In fact, in the sales contract, if there is a contract available, there should be a county planning certificate in there that will tell this information, as well. It will also tell you if it’s flood-prone or if it’s bushfire-prone. Those sorts of things, as well, are important to understand.
The town planner, the duty planner at council should be able to answer quite a few of your questions, but they’re not there to advise you and they really won’t have an understanding of what the costs may be.
While you can get some information about the land from the council town planner, you do really then need to have the next step and talk to a surveyor or talk to a project manager who has also done this sort of work, and they’ll be able to give you a ballpark figure to start with on the civil works – the driveway has to be put in as well for the newly created lot and also connection of the services.
Kevin: You’re talking here about doing some due diligence. At what stage would you do this? Would you do it before you go to contract? If you’re not – in other words, if you’re putting a due diligence clause on your contract – how much time would you allow yourself, Jo?
Jo: Ideally, you want to have a good understanding before you even start looking for land because sometimes if something comes onto the market, it can move very quickly. If it’s a large enough block to subdivide, then there will be other developers looking at it, so you really need to start with finding a location you want to be developing in or subdividing in and doing your due diligence on pricing.
Is there demand? If you’re planning to sell off that newly created lot, is there demand for land in that area? Or are you going to build on that lot? If you’re going to build on that, why not combine a DA for the building work and subdivision process in the one DA?

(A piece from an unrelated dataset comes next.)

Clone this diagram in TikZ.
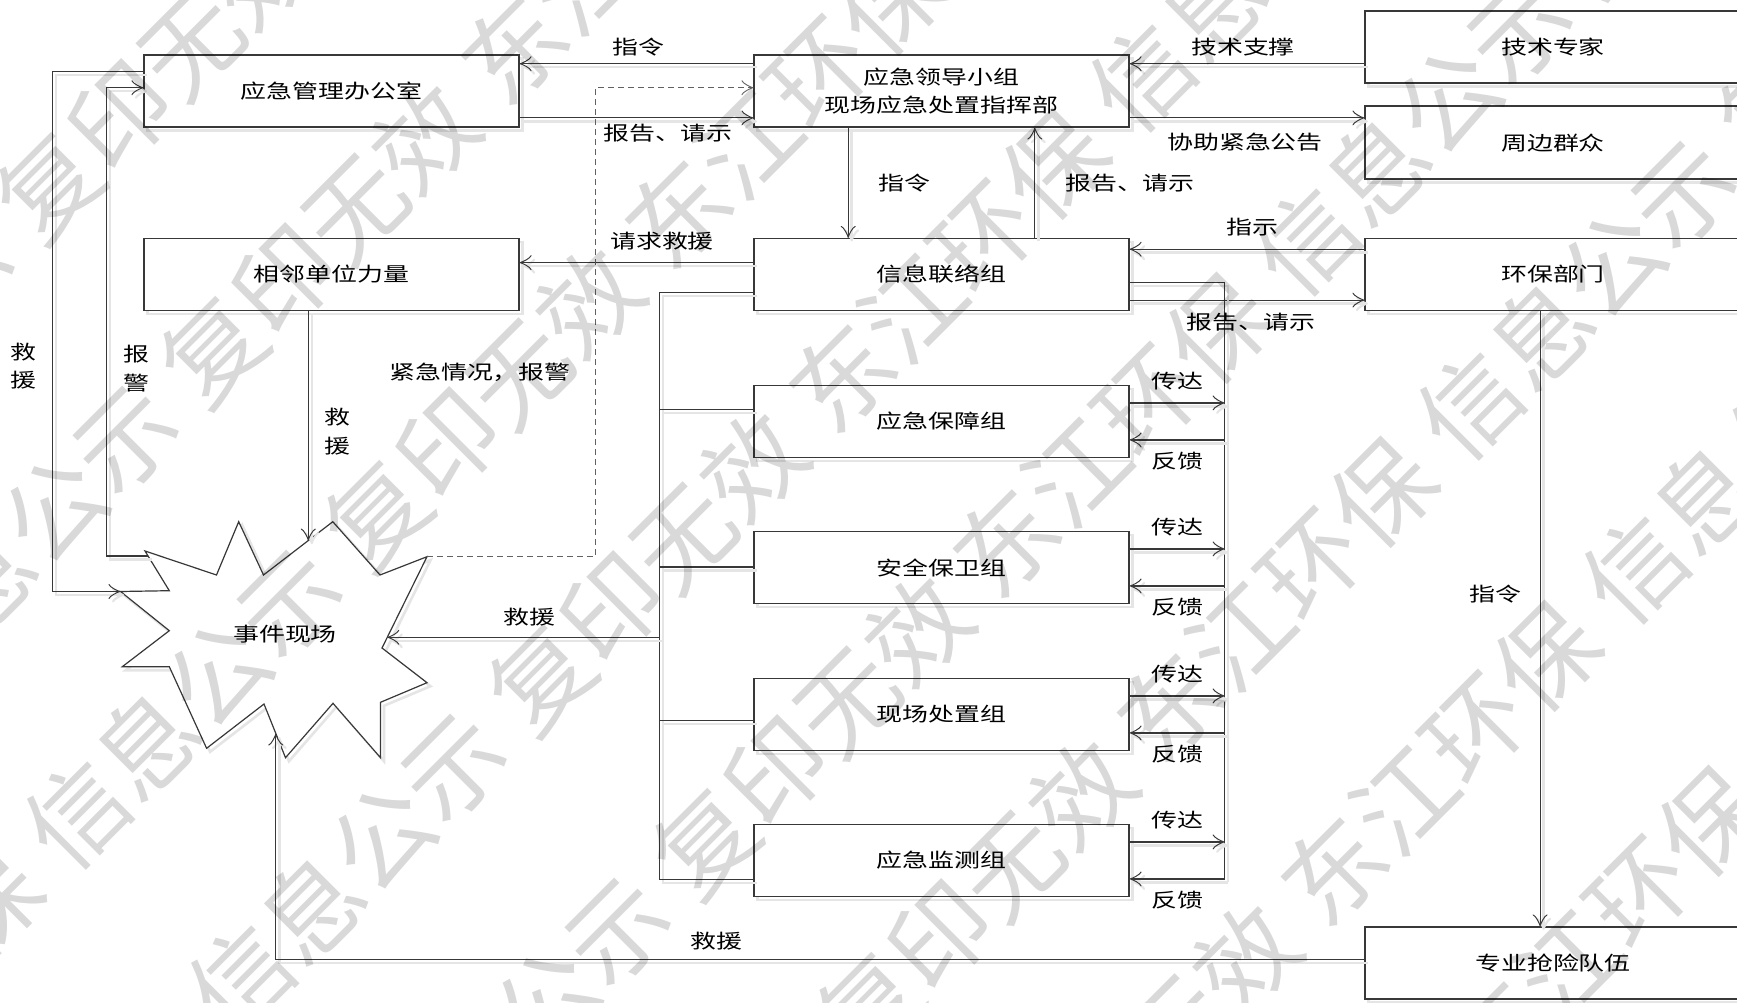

It’s all about doing that due diligence, understanding council guidelines, and then searching for your property because if a good one comes up, it probably will move quickly and you may find yourself getting caught up in the excitement of it all and ending up purchasing something that may be difficult to subdivide or costly.
Kevin: Very good advice. You can see there why you would use someone like Jo and her team at Property Bloom. They’re development project managers. Just go to Property Bloom.
Jo, thank you so much for your time.
Jo: You’re welcome, Kevin. Thank you.